Running Thrift Jobs Seamlessly in Yeedu

January 29, 2026

Apache Spark Thrift Server in Yeedu enables users to run SQL workloads using standard JDBC/ODBC tools while leveraging Spark’s distributed processing capabilities. This document provides a complete, step-by-step guide to setting up and using Yeedu Thrift, covering prerequisites, cluster configuration, and linking external clients through a Spark JDBC connection.

Overview of Yeedu Thrift

Yeedu Thrift is a managed Spark Thrift Server provided by the Yeedu platform. It allows users to interact with Spark using SQL without submitting Spark jobs manually, bringing the power of Apache Spark SQL Thrift to familiar analytics workflows.

Using Yeedu Thrift, users can:

Execute queries via JDBC/ODBC using Apache Spark SQL Thrift
Connect BI and SQL tools such as DBeaver or Beeline through a secure Spark JDBC connection
Share a single Spark context across multiple concurrent SQL sessions using managed Spark Thrift Server
Run interactive and production SQL workloads efficiently

This approach removes the operational overhead typically associated with running and managing individual Spark jobs or legacy Hive Thrift Servers.

Prerequisites

Before running Thrift jobs in Yeedu, ensure the following requirements are met to support correct Spark Thrift server configuration:

The cluster must operate exclusively in YEEDU mode
Supported Spark versions:
1. Spark 3.5.1
2. Spark 3.4.3

The cluster must be associated with a workspace
The user must have one of the following workspace permissions:
1. CAN RUN
2. CAN EDIT
3. CAN MANAGE

Thirft Setup Flow

To run Thrift jobs successfully, complete the following steps:

Create a standalone Hive Metastore
Create a Thrift-enabled cluster
Add required packages and Spark thrift server configurations
Retrieve JDBC connection details from the Yeedu UI
Connect using a JDBC-compatible client
Performing queries in Dbeaver submits a thrift job in Yeedu

Step 1: Create a Standalone Hive Metastore

Yeedu Thrift relies on a Hive Metastore to store and manage table and schema metadata used by Apache Spark SQL workloads.

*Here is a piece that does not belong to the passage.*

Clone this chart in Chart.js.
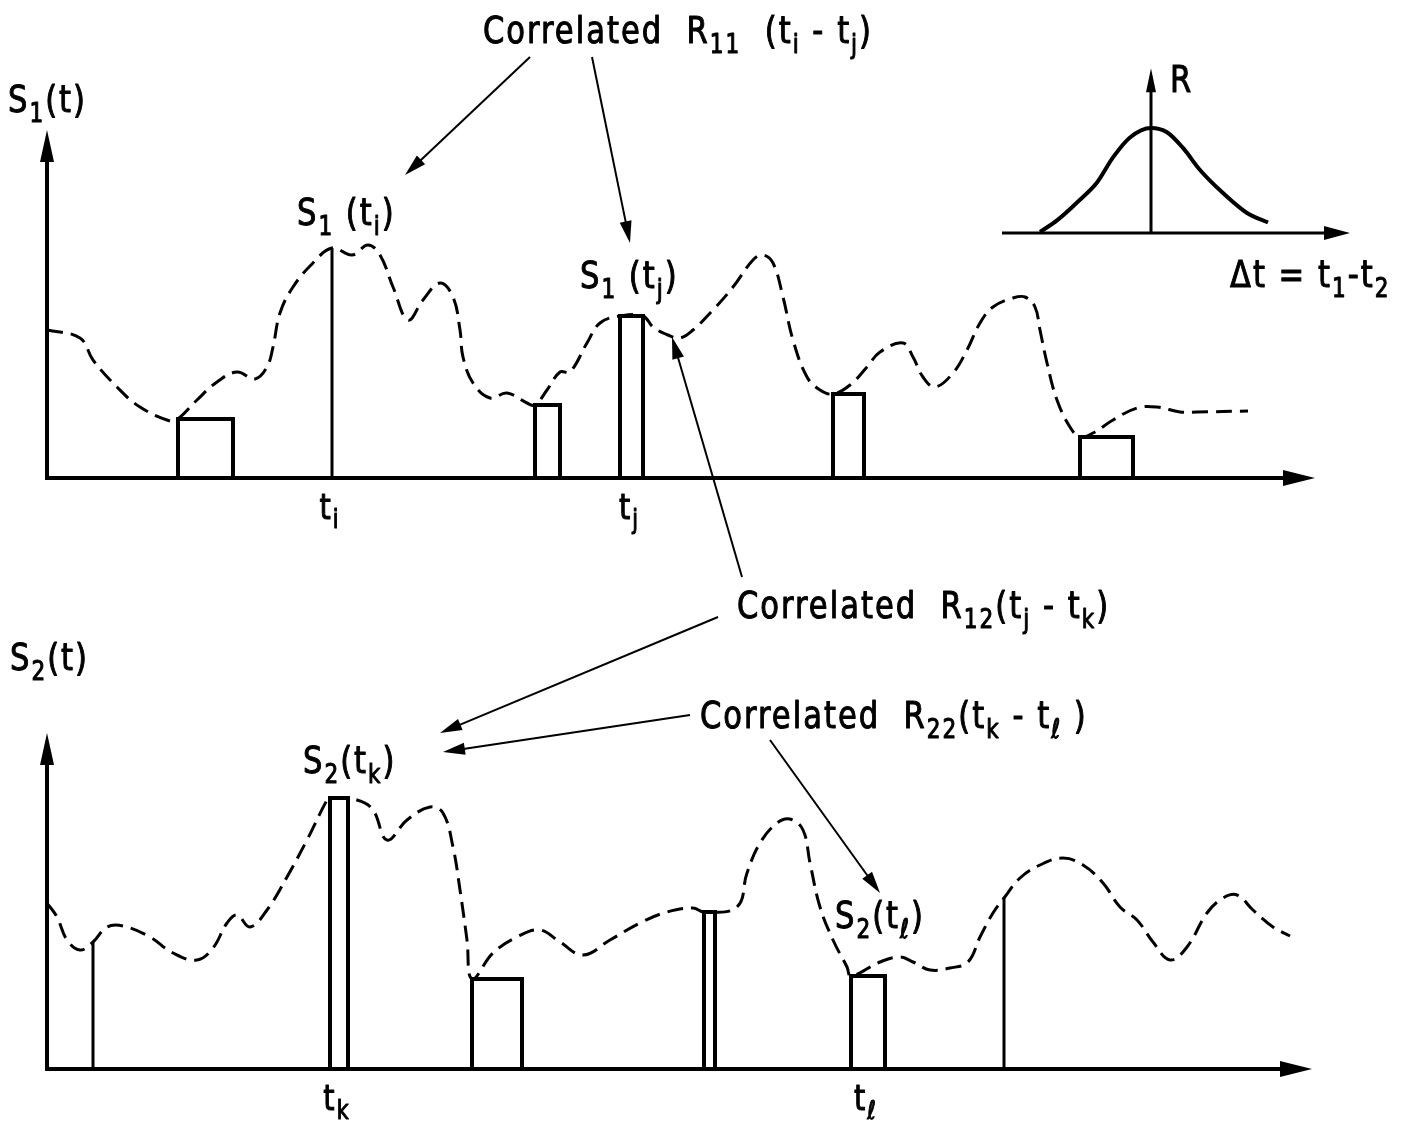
<!DOCTYPE html>
<html>
<head>
<meta charset="utf-8">
<script src="https://cdn.jsdelivr.net/npm/chart.js@4.4.1/dist/chart.umd.min.js"></script>
<style>
  html, body { margin: 0; padding: 0; background: #fff; }
  #sketch { display: block; }
</style>
</head>
<body>
<canvas id="sketch" width="1412" height="1122"></canvas>
<script>
// S1(t) trace (time units, amplitude units)
const s1Time = [0, 3.3, 4.6, 7.0, 9.3, 12.3, 13.1, 15.0, 17.0, 19.0, 20.8, 22.0, 22.6, 23.3, 24.6, 26.6, 28.5,
  30.5, 32.1, 33.3, 34.6, 36.1, 37.6, 39.3, 40.6, 41.3, 41.6, 42.6, 44.3, 46.0, 48.0, 48.8, 50.0, 51.3, 52.3,
  54.0, 55.3, 57.3, 59.6, 60.6, 62.1, 63.3, 64.6, 66.6, 68.6, 70.6, 71.6, 72.6, 73.6, 74.6, 76.0, 77.3, 78.6,
  80.3, 82.0, 83.3, 85.6, 86.6, 87.6, 88.8, 90.6, 92.0, 93.3, 94.6, 96.6, 97.8, 98.8, 99.3, 100.0, 101.0,
  102.3, 103.3, 104.6, 106.6, 109.0, 111.0, 113.3, 115.0, 120.1];
const s1Value = [14.8, 14.0, 11.8, 9.1, 7.1, 5.7, 5.9, 7.8, 9.6, 10.6, 9.9, 11.1, 13.1, 16.5, 19.1, 21.5, 23.0,
  22.3, 23.3, 22.3, 19.1, 15.8, 17.8, 19.5, 18.1, 14.8, 12.1, 9.5, 8.0, 8.5, 7.5, 7.3, 8.8, 10.6, 10.6,
  13.5, 15.5, 16.2, 16.2, 15.1, 14.3, 14.0, 14.8, 16.8, 19.1, 21.8, 22.3, 21.5, 18.1, 13.8, 10.1, 8.8, 8.4,
  9.3, 11.1, 12.6, 13.5, 12.1, 10.1, 9.1, 10.5, 12.8, 15.5, 17.1, 18.0, 18.1, 17.1, 14.8, 11.5, 7.8,
  5.1, 4.1, 4.5, 5.8, 7.0, 7.1, 6.6, 6.6, 6.7];

// S1 sampling gates: start, end, held value
const s1SampleStart = [13.1, 28.5, 48.8, 57.3, 78.6, 103.3];
const s1SampleEnd = [18.6, 28.5, 51.3, 59.6, 81.7, 108.6];
const s1SampleValue = [5.9, 23.0, 7.3, 16.2, 8.4, 4.1];

// S2(t) trace
const s2Time = [0, 1.0, 2.0, 3.3, 4.6, 6.0, 7.6, 10.3, 12.6, 15.0, 16.6, 18.0, 19.0, 20.3, 22.0, 24.0, 26.0,
  28.0, 28.3, 31.0, 32.6, 34.0, 36.0, 38.3, 39.6, 40.6, 41.3, 42.0, 42.5, 44.6, 47.0, 49.3, 51.3, 53.6, 56.3,
  59.3, 62.0, 64.6, 65.7, 69.0, 70.0, 71.3, 73.0, 74.3, 75.6, 76.3, 77.3, 78.6, 80.0, 80.4, 83.3, 85.3, 86.6,
  88.3, 90.3, 92.1, 93.3, 94.6, 95.7, 97.3, 99.3, 101.6, 103.6, 105.6, 107.3, 109.0, 110.6, 112.3, 114.0,
  116.0, 117.6, 119.0, 120.6, 122.6, 124.3];
const s2Value = [16.6, 15.2, 12.9, 11.9, 12.7, 14.2, 14.3, 13.2, 11.6, 10.9, 12.1, 14.6, 15.4, 14.2, 15.9, 19.2, 22.9,
  26.9, 27.1, 26.9, 25.9, 22.9, 24.9, 26.2, 25.6, 22.2, 17.9, 12.9, 9.0, 11.6, 13.2, 13.9, 12.7, 11.4, 12.9,
  14.6, 15.7, 16.1, 15.7, 16.2, 19.6, 22.6, 24.6, 25.0, 23.9, 20.6, 16.2, 12.9, 10.2, 9.3, 10.7, 11.2, 10.7,
  9.9, 10.1, 10.7, 13.2, 15.6, 17.1, 19.1, 20.4, 21.1, 20.4, 18.6, 16.2, 14.9, 12.7, 10.9, 12.2,
  15.6, 17.1, 17.4, 15.9, 14.2, 13.3];

// S2 sampling gates
const s2SampleStart = [4.6, 28.3, 42.5, 65.7, 80.4, 95.7];
const s2SampleEnd = [4.6, 30.1, 47.5, 66.8, 83.8, 95.7];
const s2SampleValue = [12.7, 27.1, 9.0, 15.7, 9.3, 17.1];

// correlation function R(Δt) for the inset
const lagValues = [-2.22, -1.88, -1.48, -1.08, -0.76, -0.42, 0, 0.32, 0.64, 0.98, 1.44, 1.92, 2.34];
const corrValues = [0.01, 0.12, 0.29, 0.48, 0.72, 0.91, 1.0, 0.96, 0.81, 0.60, 0.38, 0.19, 0.10];

// time-axis labels: which gate each one sits under
const s1TickLabels = [{ gate: 1, parts: [['t', ''], ['i', 'sub']] }, { gate: 3, parts: [['t', ''], ['j', 'sub']] }];
const s2TickLabels = [{ gate: 1, parts: [['t', ''], ['k', 'sub']] }, { gate: 4, parts: [['t', ''], ['ℓ', 'sub']] }];

const FONT = '"Liberation Sans Narrow", "DejaVu Sans Condensed", "Liberation Sans", sans-serif';

function pairs(xs, ys) {
  return xs.map((x, i) => ({ x: x, y: ys[i] }));
}

function trace(xs, ys, yAxisID) {
  return {
    data: pairs(xs, ys),
    yAxisID: yAxisID,
    borderColor: '#000',
    borderWidth: 3,
    borderDash: [16, 8],
    tension: 0.4,
    pointRadius: 0
  };
}

// each gate becomes an open rectangle standing on the time axis
function gates(starts, ends, values, yAxisID) {
  return starts.map((s, i) => ({
    data: [{ x: s, y: 0 }, { x: s, y: values[i] }, { x: ends[i], y: values[i] }, { x: ends[i], y: 0 }],
    yAxisID: yAxisID,
    borderColor: '#000',
    borderWidth: s === ends[i] ? 3 : 4,
    tension: 0,
    pointRadius: 0
  }));
}

function arrowHead(ctx, x1, y1, x2, y2, len, half) {
  const a = Math.atan2(y2 - y1, x2 - x1);
  const c = Math.cos(a), s = Math.sin(a);
  ctx.beginPath();
  ctx.moveTo(x2, y2);
  ctx.lineTo(x2 - c * len - s * half, y2 - s * len + c * half);
  ctx.lineTo(x2 - c * len + s * half, y2 - s * len - c * half);
  ctx.closePath();
  ctx.fill();
}

function arrow(ctx, x1, y1, x2, y2, width, len, half) {
  const a = Math.atan2(y2 - y1, x2 - x1);
  ctx.lineWidth = width;
  ctx.beginPath();
  ctx.moveTo(x1, y1);
  ctx.lineTo(x2 - Math.cos(a) * len * 0.7, y2 - Math.sin(a) * len * 0.7);
  ctx.stroke();
  arrowHead(ctx, x1, y1, x2, y2, len, half);
}

// text with subscripts: parts = [[text, '' | 'sub'], ...]
function richWidth(ctx, parts, size) {
  let w = 0;
  parts.forEach(p => {
    ctx.font = (p[1] === 'sub' ? Math.round(size * 0.72) : size) + 'px ' + FONT;
    w += ctx.measureText(p[0]).width;
  });
  return w;
}

function richText(ctx, x, y, parts, size, align) {
  ctx.save();
  ctx.letterSpacing = '2px';
  ctx.lineWidth = 0.9;
  ctx.lineJoin = 'round';
  const w = richWidth(ctx, parts, size);
  ctx.translate(align === 'center' ? x - w / 2 : x, y);
  // lettering is drawn a little taller than the font's natural shape
  ctx.scale(1, 1.12);
  let cx = 0;
  parts.forEach(p => {
    const sub = p[1] === 'sub';
    ctx.font = (sub ? Math.round(size * 0.72) : size) + 'px ' + FONT;
    const dy = sub ? size * 0.26 : 0;
    ctx.fillText(p[0], cx, dy);
    ctx.strokeText(p[0], cx, dy);
    cx += ctx.measureText(p[0]).width;
  });
  ctx.restore();
}

const labels = [
  { x: 483, y: 43, parts: [['Correlated  R', ''], ['11', 'sub'], ['  (t', ''], ['i', 'sub'], [' - t', ''], ['j', 'sub'], [')', '']] },
  { x: 8, y: 112, parts: [['S', ''], ['1', 'sub'], ['(t)', '']] },
  { x: 297, y: 225, parts: [['S', ''], ['1', 'sub'], [' (t', ''], ['i', 'sub'], [')', '']] },
  { x: 580, y: 288, parts: [['S', ''], ['1', 'sub'], [' (t', ''], ['j', 'sub'], [')', '']] },
  { x: 1170, y: 92, parts: [['R', '']] },
  { x: 1230, y: 287, parts: [['Δt = t', ''], ['1', 'sub'], ['-t', ''], ['2', 'sub']] },
  { x: 737, y: 618, parts: [['Correlated  R', ''], ['12', 'sub'], ['(t', ''], ['j', 'sub'], [' - t', ''], ['k', 'sub'], [')', '']] },
  { x: 10, y: 670, parts: [['S', ''], ['2', 'sub'], ['(t)', '']] },
  { x: 700, y: 728, parts: [['Correlated  R', ''], ['22', 'sub'], ['(t', ''], ['k', 'sub'], [' - t', ''], ['ℓ', 'sub'], [' )', '']] },
  { x: 303, y: 773, parts: [['S', ''], ['2', 'sub'], ['(t', ''], ['k', 'sub'], [')', '']] },
  { x: 835, y: 928, parts: [['S', ''], ['2', 'sub'], ['(t', ''], ['ℓ', 'sub'], [')', '']] }
];

// callout arrows: from label to the point it names
const pointers = [
  [530, 57, 405, 175],
  [592, 57, 630, 243],
  [742, 577, 672, 337],
  [718, 617, 440, 733],
  [690, 715, 443, 752],
  [770, 740, 880, 893]
];

const sketchPlugin = {
  id: 'sketch',
  beforeDatasetsDraw(chart) {
    const ctx = chart.ctx;
    const sx = chart.scales.x, sr = chart.scales.xR;
    ctx.save();
    ctx.strokeStyle = '#000';
    ctx.fillStyle = '#000';
    ctx.lineCap = 'butt';
    // time axes with arrowheads
    [['y1', 126.8, 34.8], ['y2', 126.5, 33.6]].forEach(([id, tEnd, sTop]) => {
      const ys = chart.scales[id];
      const x0 = sx.getPixelForValue(0), y0 = ys.getPixelForValue(0);
      arrow(ctx, x0, y0, sx.getPixelForValue(tEnd), y0, 4, 32, 8);
      arrow(ctx, x0, y0 + 2, x0, ys.getPixelForValue(sTop), 4, 32, 7);
    });
    // inset axes
    const yr = chart.scales.yR;
    const ry0 = yr.getPixelForValue(0);
    arrow(ctx, sr.getPixelForValue(-2.98), ry0, sr.getPixelForValue(3.98), ry0, 3, 26, 7);
    arrow(ctx, sr.getPixelForValue(0), ry0, sr.getPixelForValue(0), yr.getPixelForValue(1.57), 3, 24, 5);
    ctx.restore();
  },
  afterDatasetsDraw(chart) {
    const ctx = chart.ctx;
    const sx = chart.scales.x;
    ctx.save();
    ctx.fillStyle = '#000';
    ctx.strokeStyle = '#000';
    ctx.textBaseline = 'alphabetic';
    labels.forEach(l => richText(ctx, l.x, l.y, l.parts, 34, 'left'));
    // tick labels under the gates
    const ticks = (list, starts, ends, yId) => {
      const base = chart.scales[yId].getPixelForValue(0);
      list.forEach(t => {
        const mid = (starts[t.gate] + ends[t.gate]) / 2;
        richText(ctx, sx.getPixelForValue(mid) - 2, base + 41, t.parts, 32, 'center');
      });
    };
    ticks(s1TickLabels, s1SampleStart, s1SampleEnd, 'y1');
    ticks(s2TickLabels, s2SampleStart, s2SampleEnd, 'y2');
    pointers.forEach(p => arrow(ctx, p[0], p[1], p[2], p[3], 2, 22, 6));
    ctx.restore();
  }
};

new Chart(document.getElementById('sketch'), {
  type: 'line',
  data: {
    datasets: [
      trace(s1Time, s1Value, 'y1'),
      ...gates(s1SampleStart, s1SampleEnd, s1SampleValue, 'y1'),
      trace(s2Time, s2Value, 'y2'),
      ...gates(s2SampleStart, s2SampleEnd, s2SampleValue, 'y2'),
      {
        data: pairs(lagValues, corrValues),
        xAxisID: 'xR',
        yAxisID: 'yR',
        borderColor: '#000',
        borderWidth: 4,
        cubicInterpolationMode: 'monotone',
        pointRadius: 0
      }
    ]
  },
  options: {
    responsive: false,
    animation: false,
    devicePixelRatio: 1,
    layout: { padding: 0 },
    plugins: { legend: { display: false }, tooltip: { enabled: false } },
    scales: {
      x: { type: 'linear', display: false, min: -4.7, max: 136.5 },
      y1: { type: 'linear', display: false, min: -64.4, max: 47.8 },
      y2: { type: 'linear', display: false, min: -5.3, max: 106.9 },
      xR: { type: 'linear', display: false, min: -23.02, max: 5.22 },
      yR: { type: 'linear', display: false, min: -8.467, max: 2.219 }
    }
  },
  plugins: [sketchPlugin]
});
</script>
</body>
</html>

Create a Hive Metastore with the name:

standalone_metastore

Configure the metastore using existing:
- hive-site.xml
- core-site.xml

Ensure the metastore database (for example, PostgreSQL) is reachable from the cluster

This standalone metastore will be used by the Spark Thrift Server to manage metadata centrally.

Step 2: Create a Thrift-Enabled Cluster

From the Yeedu UI, create a new cluster with the following settings:

Cluster mode set to YEEDU
Spark version set to 3.5.1 or 3.4.3
Cluster mapped to the required workspace
Attach the created metastore to the cluster.

Once created, the cluster will be capable of running workloads on Spark Thrift Server.

Step 3: Add Required Packages and Configurations

Add Maven Package

Add the Maven dependency to the cluster configuration:

Example : org.apache.hadoop:hadoop-aws:3.2.4

This package is required for accessing S3-compatible object storagew hen queries are executed through Apache Spark SQL Thrift.

Add Spark Configuration

Add the Spark configuration to the cluster to complete the Spark Thrift Server configuration.

This ensures that the PostgreSQL JDBC driver is available to the Spark driver for Hive Metastore connectivity.

Step 4: Retrieve JDBC Details from Yeedu UI

After the cluster is up and running, Yeedu automatically provisions a Spark Thrift Server.

Accessing the JDBC Section

Open the Clusters Dashboard in the Yeedu UI
Select the required cluster
Scroll down to the JDBC section

The following connection details are displayed for establishing a Spark JDBC connection:

Workspace Name
- Indicates the workspace where the thrift job is running

JDBC URL
- The connection string required to connect to the Spark Thrift Server

Download Drivers
- Provides the custom Yeedu Thrift JDBC driver JAR
- Can be used with tools such as DBeaver, Beeline, or other JDBC clients

JDBC Username
- Username used for authentication

JDBC Password
- Password used for authentication

Step 5: Connect Using a JDBC Client

Yeedu Thrift can be accessed using any JDBC-compatible SQL client that supports Apache Spark SQL Thrift.

Example: Connecting with DBeaver

Download the Yeedu Thrift JDBC Driver from the JDBC section in Yeedu
Open DBeaver and create a new JDBC connection
Select a generic JDBC or Spark Thrift connection type
Provide the following details:
1. JDBC URL
2. Username
3. Password
4. JDBC Driver JAR
Test the connection and connect

Once connected, you can execute Spark SQL queries directly from the client via the managed Spark Thrift Server.

Step 6: Performing Queries in DBeaver Submits a Thrift Job in Yeedu

After the setup is done:

Click on Test Connection or performing any queries submits a thrift job
Each query is executed as a job on the Spark Thrift Server
We can trac the executed job in the Runs tab.

Benefits of Using Yeedu Thrift

No need to submit or manage Spark jobs manually
Centralized metadata management using Hive Metastore
Easy integration with BI and SQL tools using standard Spark JDBC options
Secure, workspace-based access control
Optimized for multi-user and interactive SQL workloads on a shared Spark Thrift Server

Conclusion

Yeedu Thrift simplifies running SQL workloads on Spark by combining a managed Spark Thrift Server with workspace-level security and centralized metadata management. With a standalone Hive Metastore, minimal Spark Thrift Server configuration, and built-in JDBC support, teams can efficiently query data using familiar SQL tools while leveraging Apache Spark SQL Thrift for distributed execution. This approach enables both interactive analytics and production-grade SQL workloads with minimal operational overhead.

‍